◆ Dataset extract
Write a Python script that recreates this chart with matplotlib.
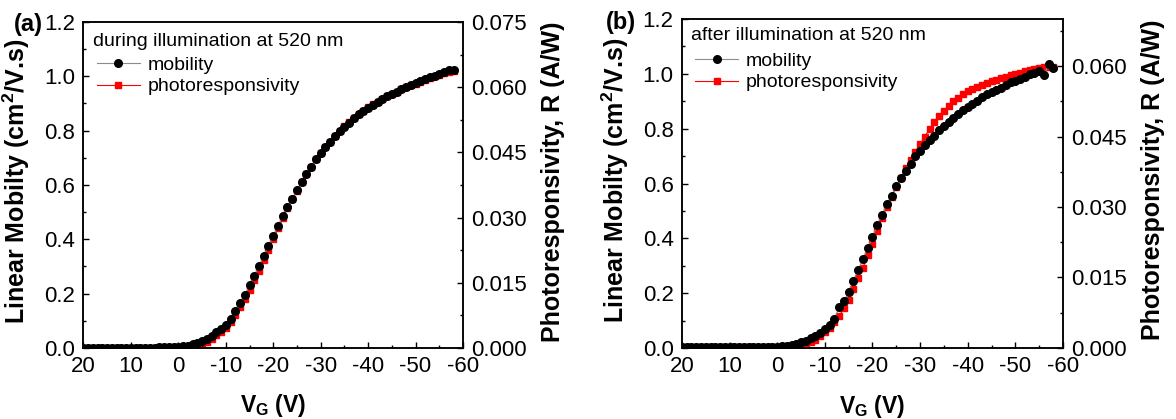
import matplotlib
matplotlib.use("Agg")
import matplotlib.pyplot as plt
from matplotlib.ticker import MultipleLocator, FormatStrFormatter

plt.rcParams['font.family'] = ['Liberation Sans', 'DejaVu Sans']
plt.rcParams['mathtext.fontset'] = 'custom'
plt.rcParams['mathtext.rm'] = 'Liberation Sans'
plt.rcParams['mathtext.bf'] = 'Liberation Sans:bold'
plt.rcParams['axes.unicode_minus'] = False

# gate voltage, 20 V down to -58 V in 1 V steps
vg = list(range(20, -59, -1))

# (a) during illumination
mob_a = [0.001] * 16 + [
    0.002, 0.003, 0.004, 0.005, 0.005,
    0.007, 0.009, 0.013, 0.018, 0.025, 0.033, 0.045, 0.060, 0.070, 0.085,
    0.108, 0.135, 0.165, 0.195, 0.230, 0.265, 0.300, 0.340, 0.375, 0.412,
    0.450, 0.485, 0.520, 0.550, 0.580, 0.610, 0.640, 0.667, 0.695, 0.717,
    0.740, 0.760, 0.780, 0.800, 0.815, 0.830, 0.845, 0.860, 0.872, 0.885,
    0.895, 0.905, 0.916, 0.926, 0.935, 0.944, 0.953, 0.960, 0.968, 0.975,
    0.983, 0.990, 0.996, 1.002, 1.008, 1.015, 1.025, 1.025]
r_a = [0.0] * 21 + [
    0.0001, 0.0002, 0.0004, 0.0006, 0.0009, 0.0014, 0.0021, 0.0029, 0.0037, 0.0046,
    0.0060, 0.0075, 0.0094, 0.0112, 0.0134, 0.0156, 0.0178, 0.0203, 0.0226, 0.0250,
    0.0275, 0.0298, 0.0322, 0.0342, 0.0362, 0.0381, 0.0400, 0.0417, 0.0434, 0.0448,
    0.0462, 0.0475, 0.0488, 0.0500, 0.0510, 0.0520, 0.0529, 0.0538, 0.0546, 0.0554,
    0.0561, 0.0567, 0.0573, 0.0579, 0.0585, 0.0590, 0.0595, 0.0600, 0.0604, 0.0608,
    0.0613, 0.0617, 0.0621, 0.0625, 0.0628, 0.0632, 0.0636, 0.0638]

# (b) after illumination
mob_b = [0.003] * 16 + [
    0.003, 0.004, 0.004, 0.005, 0.005,
    0.006, 0.008, 0.010, 0.014, 0.020, 0.025, 0.035, 0.045, 0.055, 0.070,
    0.085, 0.105, 0.150, 0.170, 0.205, 0.245, 0.285, 0.325, 0.365, 0.405,
    0.450, 0.485, 0.525, 0.555, 0.590, 0.620, 0.645, 0.670, 0.700, 0.720,
    0.740, 0.760, 0.775, 0.795, 0.810, 0.825, 0.840, 0.855, 0.870, 0.880,
    0.890, 0.900, 0.915, 0.925, 0.935, 0.940, 0.950, 0.960, 0.970, 0.975,
    0.980, 0.990, 1.000, 1.005, 1.010, 0.995, 1.035, 1.020]
r_b = [0.0002] * 25 + [
    0.0005, 0.0008, 0.0012, 0.0018, 0.0025, 0.0033,
    0.0042, 0.0055, 0.0068, 0.0085, 0.0103, 0.0125, 0.0148, 0.0171, 0.0197, 0.0222,
    0.0250, 0.0276, 0.0300, 0.0322, 0.0343, 0.0362, 0.0382, 0.0400, 0.0418, 0.0434,
    0.0450, 0.0466, 0.0480, 0.0493, 0.0505, 0.0516, 0.0525, 0.0533, 0.0540, 0.0546,
    0.0551, 0.0556, 0.0560, 0.0564, 0.0568, 0.0571, 0.0574, 0.0577, 0.0580, 0.0583,
    0.0586, 0.0589, 0.0592, 0.0594, 0.0596, 0.0597, 0.0598, 0.0598]

panels = [
    dict(mob=mob_a, r=r_a, tag="(a)", note="during illumination at 520 nm",
         rmax=0.075, rticks=[0.0, 0.015, 0.030, 0.045, 0.060, 0.075],
         pos=[0.0710, 0.1695, 0.3227, 0.778], tagxy=(14, 25),
         note_y=0.939, leg_y=0.895),
    dict(mob=mob_b, r=r_b, tag="(b)", note="after illumination at 520 nm",
         rmax=0.070, rticks=[0.0, 0.015, 0.030, 0.045, 0.060],
         pos=[0.5799, 0.1695, 0.3240, 0.785], tagxy=(606, 23),
         note_y=0.951, leg_y=0.899),
]

W, H = 1176, 419
fig = plt.figure(figsize=(W / 100, H / 100), dpi=100)

for p in panels:
    ax = fig.add_axes(p["pos"])
    ax2 = ax.twinx()
    l1, = ax.plot(vg, p["mob"], '-', color='#8c8c8c', lw=0.8, marker='o',
                  ms=5.5, mfc='black', mec='black', label='mobility')
    l2, = ax2.plot(vg, p["r"], '-', color='red', lw=0.8, marker='s',
                   ms=4.8, mfc='red', mec='red', label='photoresponsivity')
    ax.set_xlim(20, -60)
    ax.set_ylim(0, 1.2)
    ax2.set_ylim(0, p["rmax"])
    ax.xaxis.set_major_locator(MultipleLocator(10))
    ax.xaxis.set_minor_locator(MultipleLocator(5))
    ax.yaxis.set_major_locator(MultipleLocator(0.2))
    ax.yaxis.set_minor_locator(MultipleLocator(0.1))
    ax.yaxis.set_major_formatter(FormatStrFormatter('%.1f'))
    ax2.set_yticks(p["rticks"])
    ax2.yaxis.set_minor_locator(MultipleLocator(0.0075))
    ax2.yaxis.set_major_formatter(FormatStrFormatter('%.3f'))
    for a in (ax, ax2):
        a.tick_params(which='both', direction='in', labelsize=16, pad=6,
                      width=1.0)
        a.tick_params(which='major', length=4.5)
        a.tick_params(which='minor', length=2.5)
        for s in a.spines.values():
            s.set_linewidth(1.1)
    ax.tick_params(axis='y', right=False)
    ax.tick_params(axis='x', top=False)

    ax.set_xlabel(r'$\mathbf{V_G}$ (V)', fontsize=16.5, fontweight='bold',
                  va='top')
    ax.xaxis.set_label_coords(0.5, -0.136)
    ax.set_ylabel(r'Linear Mobilty (cm$\mathbf{^2}$/V.s)', fontsize=18,
                  fontweight='bold')
    ax.yaxis.set_label_coords(-0.135, 0.51)
    ax2.set_ylabel('Photoresponsivity, R (A/W)', fontsize=18,
                   fontweight='bold')
    ax2.yaxis.set_label_coords(1.205, 0.51)

    ax.text(0.025, p["note_y"], p["note"], transform=ax.transAxes,
            fontsize=14, ha='left', va='center', zorder=10)
    leg = ax.legend(handles=[l1, l2], loc='upper left', frameon=False,
                    bbox_to_anchor=(0.035, p["leg_y"]), borderaxespad=0,
                    borderpad=0, fontsize=14, handlelength=2.2,
                    handletextpad=0.4, labelspacing=0.2)
    leg.set_zorder(10)
    ax.set_zorder(ax2.get_zorder() + 1)
    ax.patch.set_visible(False)

    tx, ty = p["tagxy"]
    fig.text(tx / W, 1 - ty / H, p["tag"], fontsize=17, fontweight='bold',
             ha='left', va='center')

fig.savefig('out.png', dpi=100)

◆ Short problem
Copy nothing but the lines from the first one in the listing through the line with "0.0613, 0.0617, 0.0621, 0.0625, 0.0628, 0.0632, 0.0636, 0.0638]", and omit the pictures.

◆ Solution to this task
Write a Python script that recreates this chart with matplotlib.
import matplotlib
matplotlib.use("Agg")
import matplotlib.pyplot as plt
from matplotlib.ticker import MultipleLocator, FormatStrFormatter

plt.rcParams['font.family'] = ['Liberation Sans', 'DejaVu Sans']
plt.rcParams['mathtext.fontset'] = 'custom'
plt.rcParams['mathtext.rm'] = 'Liberation Sans'
plt.rcParams['mathtext.bf'] = 'Liberation Sans:bold'
plt.rcParams['axes.unicode_minus'] = False

# gate voltage, 20 V down to -58 V in 1 V steps
vg = list(range(20, -59, -1))

# (a) during illumination
mob_a = [0.001] * 16 + [
    0.002, 0.003, 0.004, 0.005, 0.005,
    0.007, 0.009, 0.013, 0.018, 0.025, 0.033, 0.045, 0.060, 0.070, 0.085,
    0.108, 0.135, 0.165, 0.195, 0.230, 0.265, 0.300, 0.340, 0.375, 0.412,
    0.450, 0.485, 0.520, 0.550, 0.580, 0.610, 0.640, 0.667, 0.695, 0.717,
    0.740, 0.760, 0.780, 0.800, 0.815, 0.830, 0.845, 0.860, 0.872, 0.885,
    0.895, 0.905, 0.916, 0.926, 0.935, 0.944, 0.953, 0.960, 0.968, 0.975,
    0.983, 0.990, 0.996, 1.002, 1.008, 1.015, 1.025, 1.025]
r_a = [0.0] * 21 + [
    0.0001, 0.0002, 0.0004, 0.0006, 0.0009, 0.0014, 0.0021, 0.0029, 0.0037, 0.0046,
    0.0060, 0.0075, 0.0094, 0.0112, 0.0134, 0.0156, 0.0178, 0.0203, 0.0226, 0.0250,
    0.0275, 0.0298, 0.0322, 0.0342, 0.0362, 0.0381, 0.0400, 0.0417, 0.0434, 0.0448,
    0.0462, 0.0475, 0.0488, 0.0500, 0.0510, 0.0520, 0.0529, 0.0538, 0.0546, 0.0554,
    0.0561, 0.0567, 0.0573, 0.0579, 0.0585, 0.0590, 0.0595, 0.0600, 0.0604, 0.0608,
    0.0613, 0.0617, 0.0621, 0.0625, 0.0628, 0.0632, 0.0636, 0.0638]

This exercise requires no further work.